Artistic groups are formed and reformed. New centers and epicenters are felt, departures taken, and gaps filled by the younger talents (Mladen Srbinovic, Stojan Celie, Miodrag Protic, Aleksandar Tomasevic). They are not afraid to experiment with the world of vision, touched with Surrealism, or with pure forms and shapes, colors and tonalities, or atonalities as well (Milos Bajic, Zoran Petrovic, Mica Popovic, Ksenija Divjak).

Those elements which bind the youngest generation of Serbian painters together, such as variations on Realism, including the ever strong Surrealism (Milic Stankovic, Dado Djuric, Ljubo Popovic) and every manifestation of abstract art, including Optic and Cynetic, bring these artists closer to their fellow creators the world over.

The years subsequent to World War II brought inevitable changes to the universe. New technologies made the world smaller and nations closer, if not friendlier. The creative energies were revived worldwide. Artistic sensitivities once again registered the changes, with optimism or pessimism, with the enticement to beauty or with the conscious discords which jarred the senses.

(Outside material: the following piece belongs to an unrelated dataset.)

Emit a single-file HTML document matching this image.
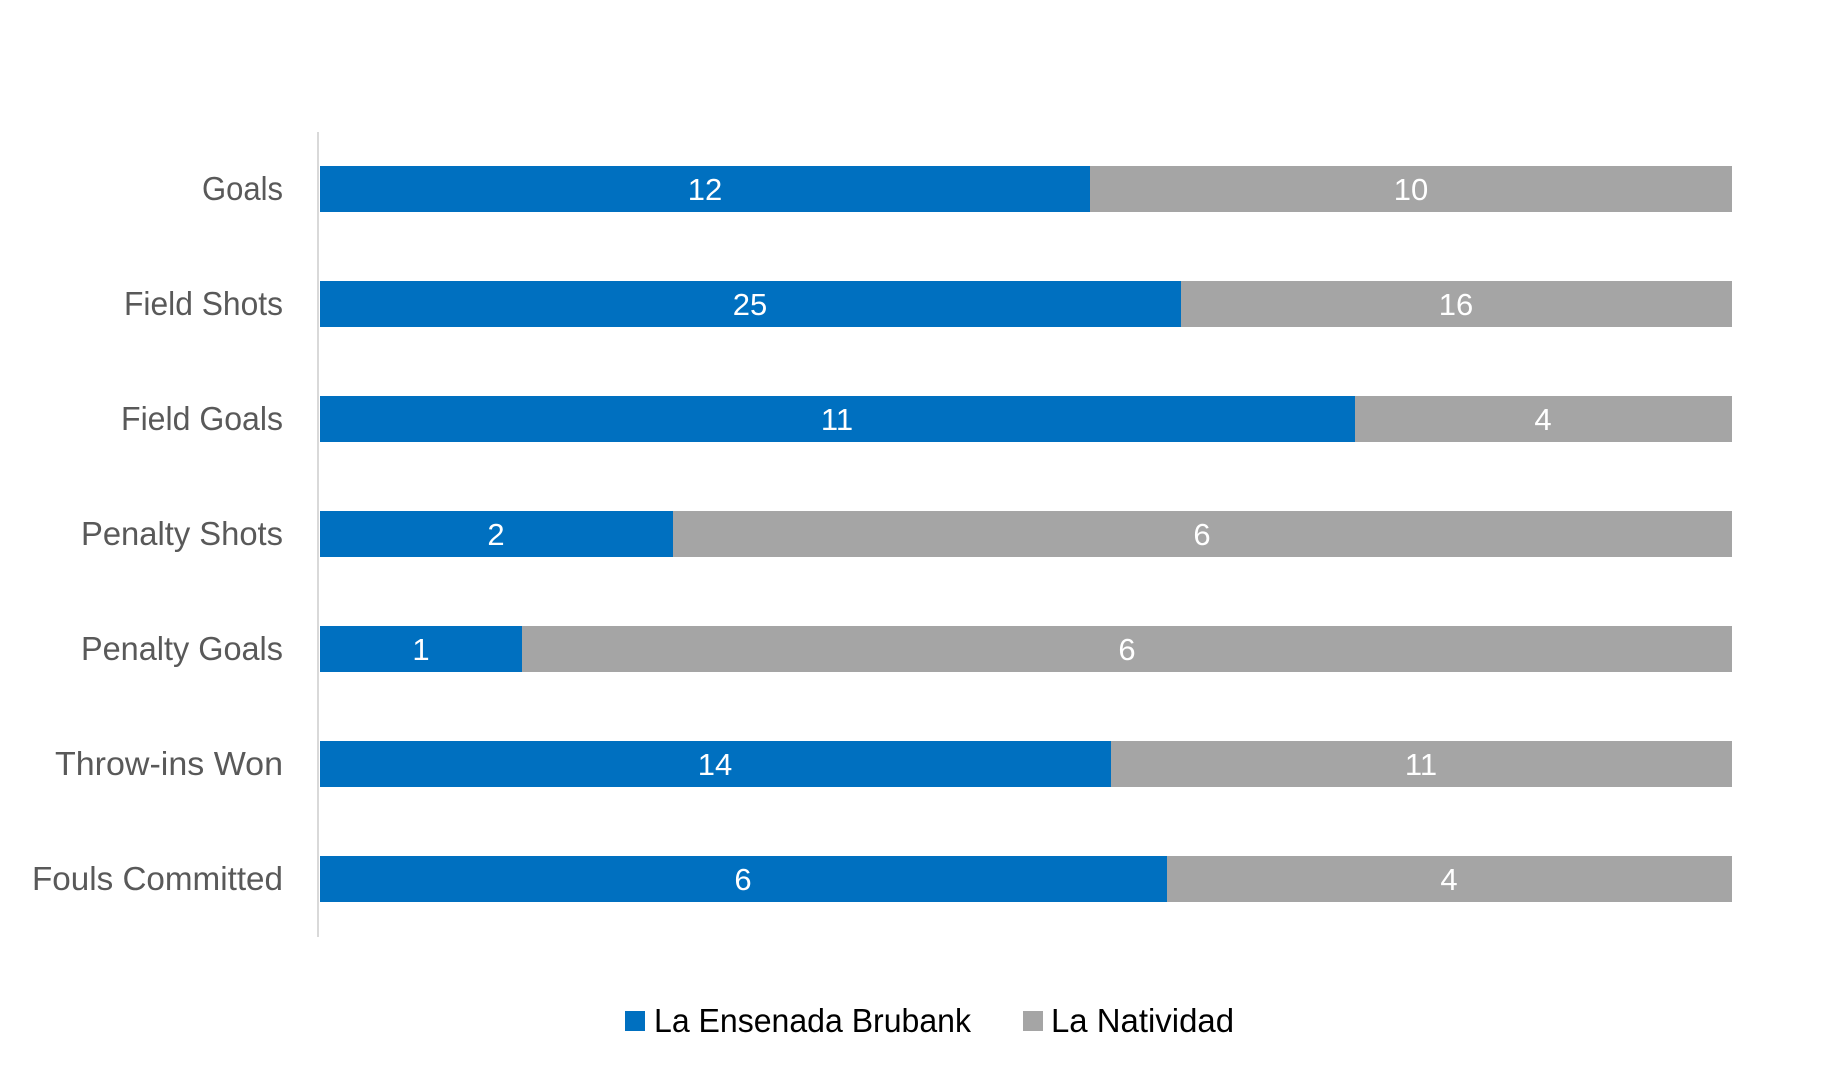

The artists formed a rather unique brotherhood, be they architects, sculptors or painters. Their sharing in the new universalistic . spirit made them transcend the nationalistic, regionalistic and political boundaries. They became elevated above the provincialism and sectarianism of diverse schools and continents. The younger generation of Serbian artists creating during the third quarter of the 20th century – whether in Belgrade, Paris, New York or Los Angeles – seems to share, as much as possible with the other artists of the world, in this universal spirit and style, which seems, at least Tor the time being, to have conquered all the boundaries created by nature or imposed by man. It is upon the future generations to decipher how much of their Serbian ethnic spirit and artistic heritage was transmitted to the universalistic trends of today.